Equities were now poised for bigger gains. The Dow gained fairly steadily over the course of 1985, closing the year at 1,550.46. It surged in early 1986, pushing above 1,700 by the end of February. The average spent most of December above 1,900, closing the year at 1,895.95. And on January 8, 1987, the Dow closed at 2,002.25, ending above the 2,000 line for the first time.
Other market indexes were also on the rise. The S&P 500, which had stood around 105 at the start of 1980 — little changed from its levels of the late 1960s — crossed the 300 line on March 23, 1987. The Nasdaq Composite, which stood below 150 at the start of the 1980s, crossed the 450 line on August 13, 1987.
And the Dow, rather than taking a breather as some expected after 2,000, continued to reach new heights. It pushed above 2,100 on January 19, above 2,200 on February 5 and above 2,300 on March 20. The average moved past 2,400 on April 6 and, pausing only slightly, hit 2,500 on July 17. Two more 100-point markers fell in quick succession, as the index closed above 2,600 on August 10 and above 2,700 on August 17.
But the Dow would not see the 2,800 milestone during the 1980s.
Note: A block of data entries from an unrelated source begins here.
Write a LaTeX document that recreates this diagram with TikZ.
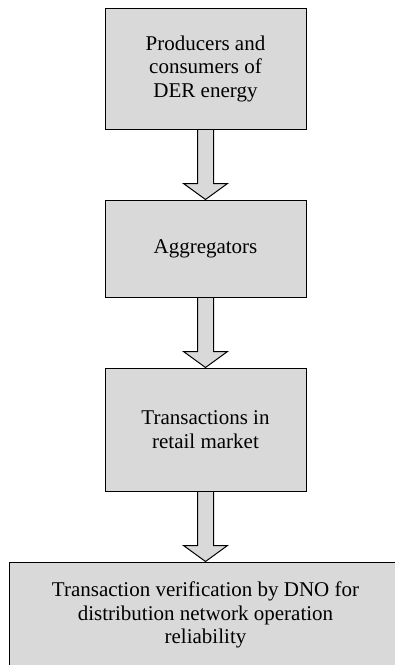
\documentclass[tikz,border=0pt]{standalone}
\usepackage{fontspec}
\setmainfont{Liberation Serif}
\usetikzlibrary{positioning,calc}
\definecolor{boxgray}{HTML}{D9D9D9}
\begin{document}
\begin{tikzpicture}[x=1pt, y=1pt, node distance=70pt,
		every node/.style = {shape=rectangle, draw, align=center,
			fill=boxgray, line width=1pt, inner sep=0pt,
			font=\fontsize{21}{23.5}\selectfont},
		stagebox/.style = {minimum width=201pt, minimum height=121pt},
		bigarrow/.style = {draw, fill=boxgray, line width=1pt, line join=miter}]
	\useasboundingbox (0,0) rectangle (395,-665);
	\node[stagebox] (prod) at (205.5,-68.5) {Producers and\\consumers of\\DER energy};
	\node[stagebox, minimum height=97pt, below=of prod] (aggr) {Aggregators};
	\node[stagebox, minimum height=123pt, below=of aggr] (retail) {Transactions in\\retail market};
	\node[minimum width=393pt, minimum height=106pt, below=of retail] (dno)
		{Transaction verification by DNO for\\distribution network operation\\reliability};
	\foreach \a/\b in {prod/aggr, aggr/retail, retail/dno}
		\draw[bigarrow] ($(\a.south)+(-8,-0.5)$) -- ($(\b.north)+(-8,16)$)
			-- ($(\b.north)+(-22,16)$) -- (\b.north) -- ($(\b.north)+(22,16)$)
			-- ($(\b.north)+(8,16)$) -- ($(\a.south)+(8,-0.5)$);
\end{tikzpicture}
\end{document}
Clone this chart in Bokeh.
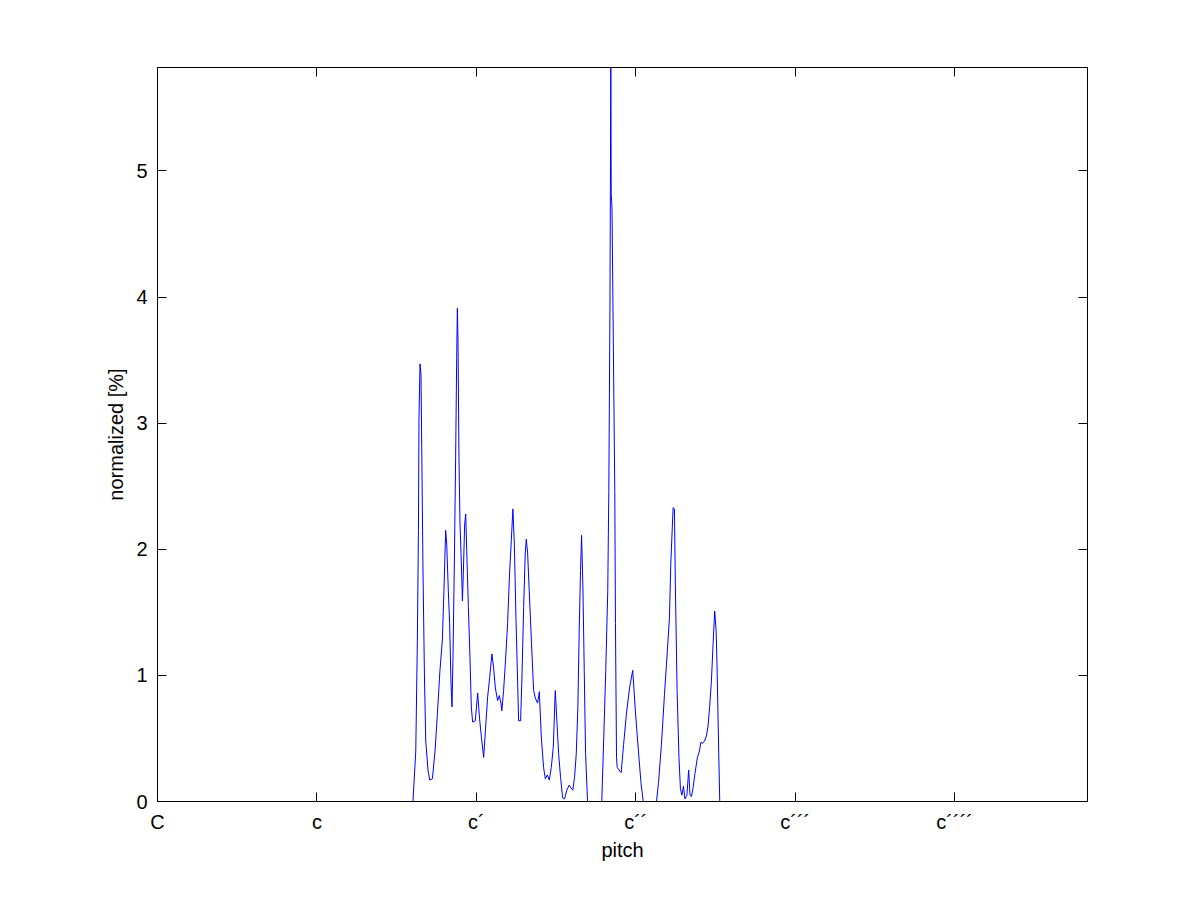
from bokeh.plotting import figure
from bokeh.models import FixedTicker, LinearAxis, Range1d, ColumnDataSource, CustomLabelingPolicy
from bokeh.embed import file_html
from bokeh.resources import INLINE

# pitch in semitones above C (0 = C, 12 = c, 24 = c´, ...), values in %
pitch = [0.0, 19.23, 19.44, 19.56, 19.64, 19.68, 19.76, 19.83, 19.89, 19.98, 20.09,
         20.19, 20.36, 20.49, 20.69, 20.89, 21.07, 21.26, 21.44, 21.56, 21.69,
         21.77, 21.89, 21.99, 22.09, 22.17, 22.24, 22.35, 22.44, 22.52, 22.57,
         22.62, 22.69, 22.77, 22.87, 22.95, 23.02, 23.12, 23.20, 23.27, 23.40,
         23.52, 23.62, 23.72, 23.92, 24.10, 24.23, 24.38, 24.55, 24.68, 24.85,
         25.00, 25.17, 25.30, 25.43, 25.60, 25.73, 25.85, 25.92, 26.05, 26.18,
         26.35, 26.50, 26.63, 26.75, 26.86, 26.98, 27.11, 27.18, 27.33, 27.43,
         27.56, 27.68, 27.76, 27.86, 27.98, 28.14, 28.31, 28.44, 28.61, 28.74,
         28.89, 29.06, 29.19, 29.34, 29.49, 29.64, 29.79, 29.94, 30.06, 30.19,
         30.34, 30.49, 30.64, 30.81, 30.99, 31.11, 31.26, 31.39, 31.52, 31.64,
         31.74, 31.84, 31.92, 32.02, 32.12, 32.22, 32.37, 33.44, 33.59, 33.74,
         33.89, 33.97, 34.06, 34.12, 34.15, 34.21, 34.42, 34.47, 34.55, 34.60,
         34.74, 34.90, 35.08, 35.30, 35.53, 35.77, 35.98, 36.20, 36.39, 36.56,
         37.56, 37.71, 37.93, 38.16, 38.38, 38.53, 38.64, 38.81, 38.91, 38.98,
         39.11, 39.25, 39.36, 39.47, 39.59, 39.70, 39.85, 39.98, 40.08, 40.19,
         40.30, 40.45, 40.64, 40.79, 40.90, 41.02, 41.17, 41.32, 41.44, 41.56,
         41.69, 41.82, 41.94, 42.05, 42.12, 42.24, 42.32, 70.0]

normalized = [0.0, 0.0, 0.40, 1.28, 2.15, 3.02, 3.47, 3.39, 2.81, 1.86, 1.01,
              0.48, 0.25, 0.17, 0.18, 0.40, 0.70, 1.04, 1.28, 1.67, 2.15,
              2.04, 1.67, 1.41, 0.94, 0.75, 1.14, 1.93, 2.73, 3.52, 3.91,
              3.65, 2.73, 2.20, 1.89, 1.59, 1.81, 2.20, 2.28, 2.01, 1.54,
              1.14, 0.75, 0.63, 0.64, 0.86, 0.67, 0.51, 0.35, 0.56, 0.83,
              0.98, 1.17, 1.06, 0.90, 0.80, 0.84, 0.78, 0.72, 0.88, 1.09,
              1.41, 1.81, 2.07, 2.32, 2.04, 1.46, 0.93, 0.64, 0.64, 0.98,
              1.54, 1.97, 2.08, 1.97, 1.67, 1.28, 0.88, 0.82, 0.78, 0.87,
              0.51, 0.27, 0.18, 0.21, 0.17, 0.27, 0.43, 0.88, 0.64, 0.38,
              0.19, 0.03, 0.02, 0.09, 0.13, 0.11, 0.09, 0.19, 0.38, 0.75,
              1.35, 1.83, 2.11, 1.70, 1.04, 0.38, 0.0, 0.0, 0.51, 1.04,
              1.67, 2.46, 4.00, 5.82, 4.82, 4.70, 2.46, 1.41, 0.35, 0.27,
              0.25, 0.23, 0.45, 0.70, 0.90, 1.04, 0.70, 0.40, 0.15, 0.0,
              0.0, 0.15, 0.45, 0.85, 1.20, 1.45, 1.90, 2.33, 2.32, 1.70,
              0.88, 0.35, 0.10, 0.05, 0.12, 0.02, 0.05, 0.25, 0.05, 0.04,
              0.10, 0.22, 0.35, 0.40, 0.47, 0.46, 0.48, 0.52, 0.60, 0.75,
              0.95, 1.25, 1.51, 1.35, 1.05, 0.40, 0.0, 0.0]

x_tick_values = [0, 12, 24, 36, 48, 60]
x_tick_labels = ["C", "c", "c\u00b4", "c\u00b4\u00b4", "c\u00b4\u00b4\u00b4", "c\u00b4\u00b4\u00b4\u00b4"]
y_tick_values = [0, 1, 2, 3, 4, 5]

FONT = "Liberation Sans"
FS = "20px"

p = figure(width=1185, height=885, output_backend="svg", toolbar_location=None,
           x_range=Range1d(0, 70), y_range=Range1d(0, 5.82),
           min_border_left=157, min_border_right=98, min_border_top=67,
           min_border_bottom=84, x_axis_label="pitch", y_axis_label="normalized [%]")
p.background_fill_color = "white"
p.border_fill_color = "white"
p.outline_line_color = "black"
p.outline_line_width = 1
p.xgrid.visible = False
p.ygrid.visible = False

src = ColumnDataSource(dict(x=pitch, y=normalized))
p.line("x", "y", source=src, line_color="#0000ff", line_width=1)

xt = FixedTicker(ticks=x_tick_values)
yt = FixedTicker(ticks=y_tick_values)
overrides = {v: lab for v, lab in zip(x_tick_values, x_tick_labels)}

for ax in p.xaxis:
    ax.ticker = xt
    ax.major_label_overrides = overrides
for ax in p.yaxis:
    ax.ticker = yt

def style(ax):
    ax.axis_line_color = "black"
    ax.major_tick_line_color = "black"
    ax.major_tick_in = 9
    ax.major_tick_out = 0
    ax.minor_tick_line_color = None
    ax.major_label_text_font = FONT
    ax.major_label_text_font_size = FS
    ax.major_label_text_color = "black"
    ax.axis_label_text_font = FONT
    ax.axis_label_text_font_size = FS
    ax.axis_label_text_font_style = "normal"
    ax.axis_label_text_color = "black"

for ax in p.xaxis + p.yaxis:
    style(ax)
p.xaxis.major_label_standoff = 9
p.xaxis.axis_label_standoff = 3
p.yaxis.major_label_standoff = 10
p.yaxis.axis_label_standoff = 6

no_labels = CustomLabelingPolicy(code="return []")
top = LinearAxis(ticker=xt, major_label_policy=no_labels)
right = LinearAxis(ticker=yt, major_label_policy=no_labels)
for ax in (top, right):
    style(ax)
p.add_layout(top, "above")
p.add_layout(right, "right")

open("out.html", "w").write(file_html(p, INLINE))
Crash TimeBy mid-October, the market was looking shaky. On Wednesday, October 14, the Dow dropped 95.46 points, then a record, to close at 2,412.70. The next day, it fell another 58 points. That weekend, many investors worried about their holdings, and rightly so. The next day, the Dow dropped by a harrowing 508 points to 1,738.74, an unprecedented 22.61 percent single-day collapse. Henceforth, October 19, 1987 would be known as Black Monday.
The causes of the 1987 crash remain a subject of uncertainty and debate. Program trading, with computers automatically set to sell shares under particular conditions, has been widely cited as a factor, as has portfolio insurance, in which traders sell a stock index short in order to hedge their portfolio. (The term “portfolio insurance,” in fact, became a lot less popular after Black Monday.)